McNeil has repeatedly voiced suspicions that both her brother's wife and his business partner, Dave Stubben, might know more about Spira's disappearance than they have admitted.

The wife died in October 2010 and the business partner who, according to police reports, made statements to detectives about John Spira racking up "massive debt" and speculated about his possibly skipping town, has passed up numerous opportunities over the last several months to discuss Spira's disappearance.

Spira's best friend, Jim Emma attended Saturday's ceremony.

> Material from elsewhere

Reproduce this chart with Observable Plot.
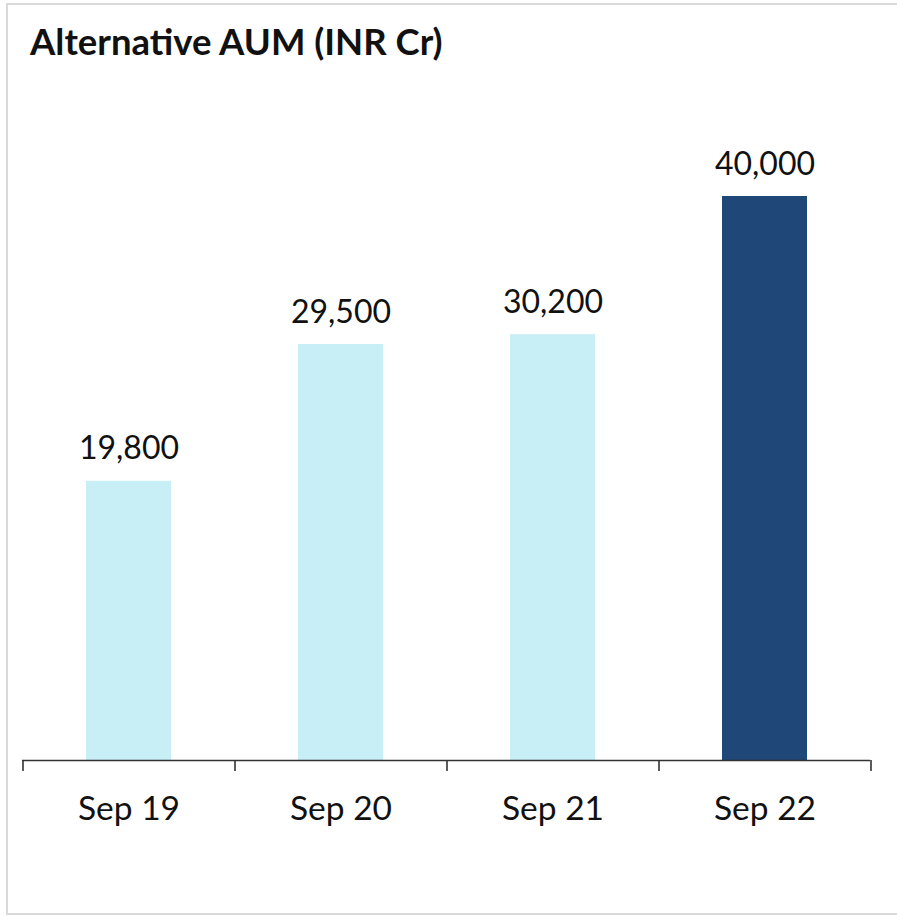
<!DOCTYPE html>
<html>
<head>
<meta charset="utf-8">
<script src="https://cdn.jsdelivr.net/npm/d3@7"></script>
<script src="https://cdn.jsdelivr.net/npm/@observablehq/plot@0.6"></script>
<style>
  html, body { margin: 0; padding: 0; width: 897px; height: 916px; overflow: hidden; background: #fff; }
  #frame { position: absolute; left: 6px; top: 3px; width: 900px; height: 912px; box-sizing: border-box; border: 2px solid #d9d9d9; }
  #title { position: absolute; left: 30px; top: 23px; font-family: Lato, "Open Sans", sans-serif; font-weight: bold; font-size: 36.5px; color: #111; white-space: nowrap; line-height: 1; }
  #chart { position: absolute; left: 0; top: 0; }
</style>
</head>
<body>
<div id="frame"></div>
<div id="chart"></div>
<div id="title">Alternative AUM (INR Cr)</div>
<script>
const categories = ["Sep 19", "Sep 20", "Sep 21", "Sep 22"];
const values = [19800, 29500, 30200, 40000];
const highlighted = "Sep 22";

const data = categories.map((c, i) => ({cat: c, value: values[i]}));

const xRange = [22, 870];
const xScale = Plot.scale({x: {type: "band", domain: categories, range: xRange, paddingInner: 0.6, paddingOuter: 0.3}});
const step = xScale.step;

const font = "Lato, 'Open Sans', sans-serif";

const chart = Plot.plot({
  width: 897,
  height: 916,
  marginLeft: 22,
  marginRight: 27,
  marginTop: 0,
  marginBottom: 0,
  style: {background: "transparent", fontFamily: font},
  x: {type: "band", domain: categories, range: xRange, paddingInner: 0.6, paddingOuter: 0.3, axis: null},
  y: {domain: [0, 40000], range: [760, 196], axis: null},
  marks: [
    Plot.barY(data, {x: "cat", y: "value", fill: d => d.cat === highlighted ? "#1F4778" : "#C8EEF6"}),
    Plot.ruleY([0], {stroke: "#333", strokeWidth: 1.6}),
    Plot.ruleX(categories, {x: d => d, y1: 0, y2: 0, dx: -step / 2, insetBottom: -11, stroke: "#333", strokeWidth: 1.6}),
    Plot.ruleX([categories[categories.length - 1]], {x: d => d, y1: 0, y2: 0, dx: step / 2, insetBottom: -11, stroke: "#333", strokeWidth: 1.6}),
    Plot.text(data, {x: "cat", y: "value", text: d => d3.format(",")(d.value), dy: -22, lineAnchor: "bottom", fontSize: 32, fill: "#111", fontFamily: font}),
    Plot.text(categories, {x: d => d, y: 0, text: d => d, dy: 59, lineAnchor: "bottom", fontSize: 33.5, fill: "#111", fontFamily: font})
  ]
});
document.getElementById("chart").appendChild(chart);
</script>
</body>
</html>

As he has in the past, Emma questioned the way the police handled the investigation of his friend's disappearance.

"We're no different than we were the day after" Spira was last seen alive, Emma said.

"Nothing's happened," he said. "It has not moved, totally stagnant."

McNeil has her own problems with the way the DuPage County Sheriff's Department conducted its investigation.

"The police want to keep calling this a missing person's case, and I take great issue with that, offense, actually," McNeil said Saturday.

"John was murdered on Feb. 23, 2007," she said. "This is a murder case, not a missing person's case."

McNeil also pointed out that DuPage County State's Attorney Robert Berlin is a New Trier product, just like her and her brother, and that that the three of them attended the school at the same time.

Berlin "needs to take an interest in this case," McNeil said. "He needs to take part in this investigation."

Representatives for the sheriff's department and the state's attorney's office did not immediately return calls for comment, but McNeil plans to wait for what they have to say.

"I'm not going away," she said. "I'm still here five years later."